Owen has so far shunned the limelight and refused to give interviews, and very few people would speak about her on the record. That information vacuum enabled a series of wild conspiracy theories to circulate as to why she had been granted her peerage. But in reality, it seems Owen hadn’t done much at all.
Charlotte Owen was born on 10 May 1993 to Michael and Kathryn Owen, a financial consultant and a secretary, respectively, and grew up in the small Cheshire village of Alderley Edge. They were, according to family friend Michael May, a “fairly typical English middle class family”. Her father died a couple of years ago, her mother recently retired, and she has a brother and sister who are much older than her. No one we spoke to in Alderley Edge – other than May – was aware that they had a new parliamentary representative.

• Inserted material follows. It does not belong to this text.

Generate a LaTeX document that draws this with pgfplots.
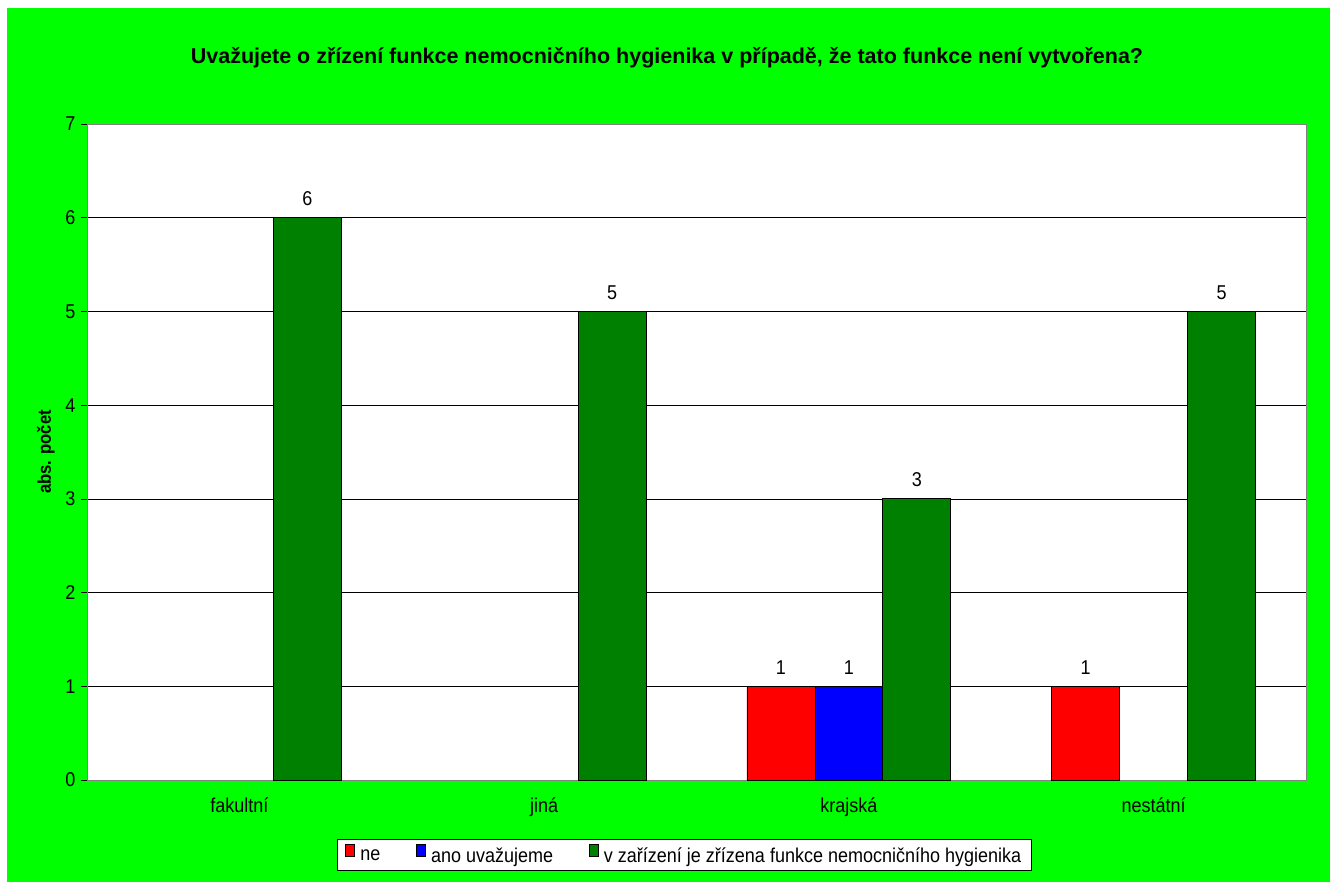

While attending the independent Alderley Edge School for Girls, Owen started to show an interest in politics. We tried to speak to the current headteacher to see if she could remember what kind of student Charlotte was, but didn’t have much luck – something that soon became a pattern.
Tortoise approached multiple lecturers at her university, former classmates and friends, every MP Owen has ever worked for, Portland Communications (the only other employer she cites) the House of Lords, CCHQ, the Cabinet Office, Number 10 and, of course, Charlotte herself.
Eventually, we did hear from an intermediary on behalf of Charlotte, to clarify some minor points raised during our reporting – but she didn’t speak to us directly.
However, a friend who worked alongside her in Downing Street said: “All I know from last year is that she worked extremely hard at the toughest coal face (relations between Number 10 and the party) and everyone from whichever wing or group liked and trusted her. Quite a thing.”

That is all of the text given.